• _Directions for this task_: Please return exactly the run of lines that begins with the line containing "Emit a Python" and ends with the line containing "from matplotlib.ticker import MultipleLocator", pictures excluded.

(Some records)
* * * * *
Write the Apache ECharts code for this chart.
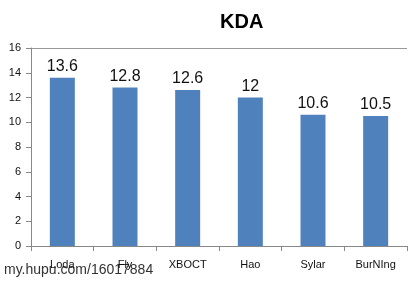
<!DOCTYPE html>
<html><head><meta charset="utf-8">
<script src="https://cdn.jsdelivr.net/npm/echarts@6/dist/echarts.min.js"></script>
<style>html,body{margin:0;padding:0;background:#fff}#c{width:418px;height:281px}</style>
</head><body><div id="c"></div>
<script>
var categories = ["Loda", "Fly", "XBOCT", "Hao", "Sylar", "BurNIng"];
var values = [13.6, 12.8, 12.6, 12, 10.6, 10.5];
var labels = ["13.6", "12.8", "12.6", "12", "10.6", "10.5"];
var chart = echarts.init(document.getElementById('c'));
chart.setOption({
  animation: false,
  backgroundColor: '#fff',
  title: {text: 'KDA', left: 215, top: 7,
    textStyle: {fontFamily: 'Liberation Sans', fontSize: 20, fontWeight: 'bold', color: '#000'}},
  grid: {left: 31, right: 11, top: 48, bottom: 35},
  xAxis: {type: 'category', data: categories,
    axisLine: {lineStyle: {color: '#888'}},
    axisTick: {show: true, length: 5, lineStyle: {color: '#888'}},
    axisLabel: {color: '#111', fontSize: 11, fontFamily: 'Liberation Sans', margin: 13}},
  yAxis: {type: 'value', min: 0, max: 16, interval: 2,
    axisLine: {show: true, lineStyle: {color: '#888'}},
    axisTick: {show: true, length: 5, lineStyle: {color: '#888'}},
    splitLine: {show: true, lineStyle: {color: ['rgba(0,0,0,0)','rgba(0,0,0,0)','rgba(0,0,0,0)','rgba(0,0,0,0)','rgba(0,0,0,0)','rgba(0,0,0,0)','rgba(0,0,0,0)','rgba(0,0,0,0)','#999']}},
    axisLabel: {color: '#111', fontSize: 11, fontFamily: 'Liberation Sans', margin: 10}},
  series: [{type: 'bar', data: values, barWidth: 25,
    itemStyle: {color: '#4f81bd'},
    label: {show: true, position: 'top', distance: 3, fontSize: 16, color: '#111',
      fontFamily: 'Liberation Sans',
      formatter: function(p){ return labels[p.dataIndex]; }}}],
  graphic: [{type: 'text', left: 4, top: 263, silent: true,
    style: {text: 'my.hupu.com/16017884', fontSize: 14, fontFamily: 'Liberation Sans', fill: '#333'}}]
});
</script></body></html>
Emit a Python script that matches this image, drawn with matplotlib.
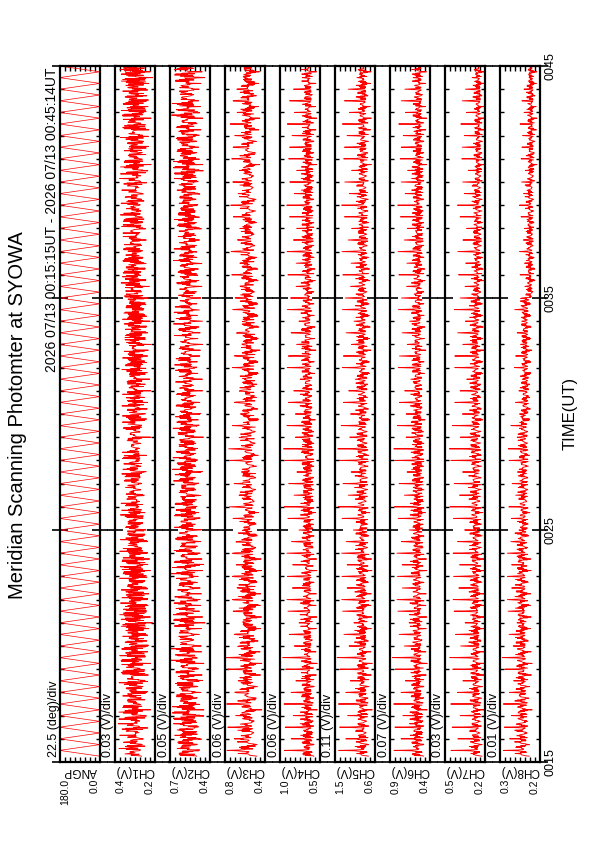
import numpy as np
import matplotlib
matplotlib.use("Agg")
import matplotlib.pyplot as plt
from matplotlib.ticker import MultipleLocator

plt.rcParams['font.family'] = ['Liberation Sans', 'DejaVu Sans']

W, H = 595, 842

# panel names, scale per division and limit labels (left = max, right = min)
NAMES = ['ANGP', 'CH1(V)', 'CH2(V)', 'CH3(V)', 'CH4(V)', 'CH5(V)', 'CH6(V)', 'CH7(V)', 'CH8(V)']
DIV_TEXT = ['22.5 (deg)/div', '0.03 (V)/div', '0.05 (V)/div', '0.06 (V)/div', '0.06 (V)/div',
            '0.11 (V)/div', '0.07 (V)/div', '0.03 (V)/div', '0.01 (V)/div']
TOP_LABELS = ['180.0', '0.4', '0.7', '0.8', '1.0', '1.5', '0.9', '0.5', '0.3']
BOT_LABELS = ['0.0', '0.2', '0.4', '0.4', '0.5', '0.6', '0.4', '0.2', '0.2']
VMAX = [180.0, 0.41, 0.72, 0.83, 1.00, 1.48, 0.92, 0.47, 0.30]
VMIN = [0.0, 0.17, 0.32, 0.35, 0.52, 0.60, 0.36, 0.23, 0.22]

# 1 s samples, 00:15:15 - 00:45:14
T_START = 15.25
N_SAMPLES = 1800

# one meridian scan: up 0 -> 180 then back down (deg), 30 s
SCAN_ANGLE = [0, 12, 24, 36, 48, 60, 72, 84, 96, 108, 120, 132, 144, 156, 168,
              180, 168, 156, 144, 132, 120, 108, 96, 84, 72, 60, 48, 36, 24, 12]

# relative brightness along the scan (index 0 = 0 deg ... 15 = 180 deg)
PROFILE = {
    'CH1(V)': [0.3, 0.6, 0.4, 0.8, 0.5, 0.7, 0.9, 0.6, 0.8, 0.5, 0.9, 0.6, 0.7, 0.4, 0.6, 0.3],
    'CH2(V)': [0.3, 0.5, 0.7, 0.5, 0.8, 0.6, 0.9, 0.7, 1.0, 0.6, 0.8, 0.7, 0.5, 0.6, 0.4, 0.3],
    'CH3(V)': [0.1, 0.3, 0.2, 0.4, 0.3, 0.5, 0.4, 0.6, 0.5, 0.4, 0.5, 0.3, 0.4, 0.5, 0.8, 1.0],
    'CH4(V)': [0.1, 0.2, 0.3, 0.25, 0.4, 0.3, 0.45, 0.35, 0.3, 0.4, 0.25, 0.3, 0.2, 0.3, 0.6, 1.0],
    'CH5(V)': [0.1, 0.25, 0.2, 0.35, 0.3, 0.45, 0.35, 0.4, 0.3, 0.35, 0.25, 0.3, 0.2, 0.35, 0.6, 1.0],
    'CH6(V)': [0.1, 0.2, 0.3, 0.25, 0.4, 0.35, 0.45, 0.3, 0.4, 0.3, 0.25, 0.3, 0.2, 0.3, 0.55, 1.0],
    'CH7(V)': [0.05, 0.2, 0.15, 0.3, 0.25, 0.4, 0.3, 0.35, 0.25, 0.3, 0.2, 0.25, 0.15, 0.25, 0.5, 1.0],
    'CH8(V)': [0.1, 0.3, 0.2, 0.4, 0.35, 0.5, 0.4, 0.55, 0.45, 0.4, 0.3, 0.35, 0.25, 0.35, 0.6, 1.0],
}

# level per 5 minute block (0015-0020, ..., 0040-0045)
BASE = {
    'CH1(V)': [0.19, 0.19, 0.20, 0.20, 0.20, 0.19],
    'CH2(V)': [0.35, 0.36, 0.37, 0.38, 0.38, 0.37],
    'CH3(V)': [0.40, 0.40, 0.41, 0.41, 0.42, 0.42],
    'CH4(V)': [0.55, 0.55, 0.55, 0.56, 0.56, 0.56],
    'CH5(V)': [0.66, 0.66, 0.67, 0.67, 0.68, 0.68],
    'CH6(V)': [0.40, 0.40, 0.40, 0.41, 0.41, 0.41],
    'CH7(V)': [0.236, 0.236, 0.238, 0.238, 0.238, 0.238],
    'CH8(V)': [0.235, 0.237, 0.238, 0.236, 0.229, 0.227],
}
AMP = {
    'CH1(V)': [0.17, 0.16, 0.15, 0.14, 0.15, 0.16],
    'CH2(V)': [0.30, 0.29, 0.27, 0.25, 0.25, 0.27],
    'CH3(V)': [0.38, 0.36, 0.33, 0.33, 0.32, 0.32],
    'CH4(V)': [0.38, 0.38, 0.37, 0.36, 0.34, 0.33],
    'CH5(V)': [0.70, 0.70, 0.68, 0.66, 0.62, 0.60],
    'CH6(V)': [0.44, 0.44, 0.42, 0.40, 0.38, 0.36],
    'CH7(V)': [0.19, 0.19, 0.19, 0.18, 0.15, 0.13],
    'CH8(V)': [0.055, 0.050, 0.040, 0.035, 0.030, 0.030],
}
NOISE = {
    'CH1(V)': [0.045, 0.045, 0.040, 0.040, 0.040, 0.045],
    'CH2(V)': [0.06, 0.06, 0.05, 0.05, 0.05, 0.06],
    'CH3(V)': [0.05, 0.05, 0.045, 0.04, 0.04, 0.04],
    'CH4(V)': [0.035, 0.035, 0.035, 0.035, 0.035, 0.035],
    'CH5(V)': [0.07, 0.07, 0.065, 0.06, 0.06, 0.06],
    'CH6(V)': [0.045, 0.045, 0.045, 0.04, 0.04, 0.04],
    'CH7(V)': [0.014, 0.014, 0.014, 0.013, 0.012, 0.012],
    'CH8(V)': [0.005, 0.005, 0.005, 0.004, 0.004, 0.004],
}
# sample to sample wobble (fraction of NOISE)
JITTER = [0.2, -0.7, 0.9, -0.3, 0.5, -1.0, 0.1, 0.8, -0.5, 0.3, -0.9, 0.6, -0.2, 1.0, -0.6, 0.4,
          -0.8, 0.0, 0.7, -0.4, 0.9, -0.1, -0.7, 0.5, -0.3, 0.8, -1.0, 0.2, 0.6, -0.5, 0.1, -0.9,
          0.4, -0.2, 0.7, -0.6, 0.3, 1.0, -0.4, 0.0, -0.8, 0.5, -0.1, 0.9, -0.7, 0.2, -0.3]
# scan to scan change of the peak height
SPIKE_SCALE = [1.0, 0.8, 0.95, 0.7, 1.0, 0.85, 0.6, 0.9, 1.0, 0.75, 0.9, 0.65, 0.95]


def px(x, y):
    return x / W, 1 - y / H


n = np.arange(N_SAMPLES)
times = T_START + n / 60.0
scan = np.array(SCAN_ANGLE, dtype=float)
angle = scan[n % len(scan)]
angle_idx = (angle / 12).astype(int)
scan_no = n // len(scan)
block = np.minimum(((times - 15) // 5).astype(int), 5)
jit = np.array(JITTER)[n % len(JITTER)]
peak = np.array(SPIKE_SCALE)[scan_no % len(SPIKE_SCALE)]

fig = plt.figure(figsize=(W / 100, H / 100), dpi=100)

top_y, bot_y = 66, 762
pw = 40.5
for i, name in enumerate(NAMES):
    left = 59.5 + 55 * i
    x0, y0 = px(left, bot_y)
    ax = fig.add_axes([x0, y0, pw / W, (bot_y - top_y) / H])

    if name == 'ANGP':
        vals = angle
        lw = 0.5
    else:
        prof = np.array(PROFILE[name])[angle_idx]
        prof = np.where(angle_idx >= 14, prof * peak, prof)
        vals = (np.array(BASE[name])[block] + np.array(AMP[name])[block] * prof
                + np.array(NOISE[name])[block] * jit)
        lw = 0.65
    ax.plot(vals, times, color='red', lw=lw)

    ax.set_xlim(VMAX[i], VMIN[i])
    ax.set_ylim(15, 45)
    div = (VMAX[i] - VMIN[i]) / 8
    ax.set_xticks([])
    ax.set_xticks([VMIN[i] + div * k for k in range(1, 8)], minor=True)
    ax.set_yticks([15, 25, 35, 45])
    ax.yaxis.set_minor_locator(MultipleLocator(1))
    ax.set_yticklabels([])
    ax.tick_params(axis='x', which='minor', direction='in', length=3.5, width=1.0,
                   top=True, bottom=True)
    ax.tick_params(axis='y', which='major', direction='inout', length=12, width=1.2,
                   left=True, right=True)
    ax.tick_params(axis='y', which='minor', direction='in', length=3, width=1.0,
                   left=True, right=True)
    for s in ax.spines.values():
        s.set_linewidth(1.6)

    # per panel texts
    tx, ty = px(left - 6, 757)
    fig.text(tx, ty, DIV_TEXT[i], rotation=90, ha='center', va='bottom', fontsize=9)
    tx, ty = px(left + pw / 2, 771)
    fig.text(tx, ty, name, rotation=180, ha='center', va='center', fontsize=8.5)
    tx, ty = px(left + 6, 779)
    fig.text(tx, ty, TOP_LABELS[i], rotation=90, ha='center', va='top', fontsize=7.5)
    tx, ty = px(left + pw - 5, 779)
    fig.text(tx, ty, BOT_LABELS[i], rotation=90, ha='center', va='top', fontsize=7.5)

# time labels
for lab, t in zip(['0015', '0025', '0035', '0045'], [15, 25, 35, 45]):
    y = bot_y - (t - 15) / 30 * (bot_y - top_y)
    tx, ty = px(550, y)
    fig.text(tx, ty, lab, rotation=90, ha='center', va='center', fontsize=9)
tx, ty = px(570, 413)
fig.text(tx, ty, 'TIME(UT)', rotation=90, ha='center', va='center', fontsize=12)

tx, ty = px(18, 415)
fig.text(tx, ty, 'Meridian Scanning Photomter at SYOWA', rotation=90, ha='center', va='center',
         fontsize=14.5)
tx, ty = px(52.5, 68)
fig.text(tx, ty, '2026 07/13 00:15:15UT - 2026 07/13 00:45:14UT', rotation=90,
         ha='center', va='top', fontsize=10)

fig.savefig('out.png', dpi=100)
* * * * *
• _The answer_:
Emit a Python script that matches this image, drawn with matplotlib.
import numpy as np
import matplotlib
matplotlib.use("Agg")
import matplotlib.pyplot as plt
from matplotlib.ticker import MultipleLocator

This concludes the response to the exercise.